We did end up at a blissful location with magic around. After dinner, the ship started out again and had to basically back track — that was interesting. I sat on my balcony until 12:30 am, just after midnight and it was still bright outside. I watched the ship grind through ice blocks for hours. By the time I woke up, we were past all the garbage ice and we were traveling to our next stop in which we arrived by 8 am.
It can’t be understated on how many icebergs live in the Antarctica. I would guess millions. The reason is simple, because glaciers are everywhere. Compacted snow that are thousands of years old which fall off the glacier form into an iceberg, or ice formed on the water and after lots of snow, it could grow to form a full fledged iceberg. The deeper the blue in the snow, the less oxygen remaining it the snow forming ice with huge compression developed over thousands of years. It’s everywhere. Every shape. Every size. And if it’s not icebergs, then its loose ice floating on all water.
Water temperature is about 27-28 degrees Fahrenheit so its cold. Hence, that is why most of the ice does not melt here.
So we were offloaded today by 9:00am to go into zodiacs and delivered to an island. Folks, again, my head is full of happiness from what I saw. Of course, penguins galore just do their business – walking here – walking there – going up hill – going down hill – going in the water – coming out of the water. Almost like they have ADD syndrome.
After a couple of hours, we returned to the ship and ready for our next adventure – kayaking on the calm ice littered large protected bay. Paula and I had a blast. Just quiet, three-hundred-and-sixty-degree-views of snow covered mountains – white and blue. We kayaked for about an hour.
That was followed by an invitation to jump into the water for a polar plunge. Paula and I gracefully declined. But lots of others took it up – I would say 30 people of the 145 on the ship took a dive into the 28-degree water.
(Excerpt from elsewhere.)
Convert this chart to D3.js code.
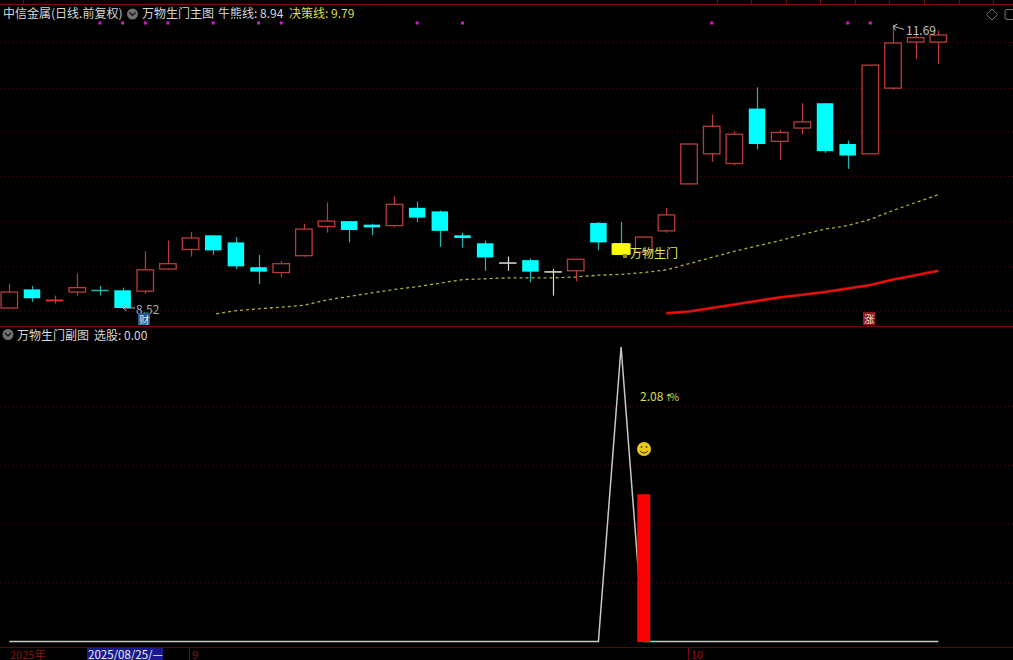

Fun times watching that.
During summer in southern Antarctic, the temperature hovers around zero degrees Celsius. That’s not a big deal. What is a big deal is the wind chill. Antarctica is the windiest place on earth. As we shared, our ship was in a sea the other day with winds of over 70 mph. That is common. Today was rare and warm compared to the other days here.
Ship took off again to another location after lunch to put down anchor in a scenic vista where those who wanted to hike could do so on a 1,000 foot vertical with guess what? Yup, another penguin colony up there.
Just before dinner, we were called to the bow to see 5 humpback whales out for a krill dinner. I ran and got my camera and took some fun pictures of the whales along with a small group of my new best friends – penguins on an ice patch. Love those animals. Always running and doing stuff – but I don’t get it – looks like spinning circles to me.
Still virtually no Internet and no-television. Interesting concept and still painful.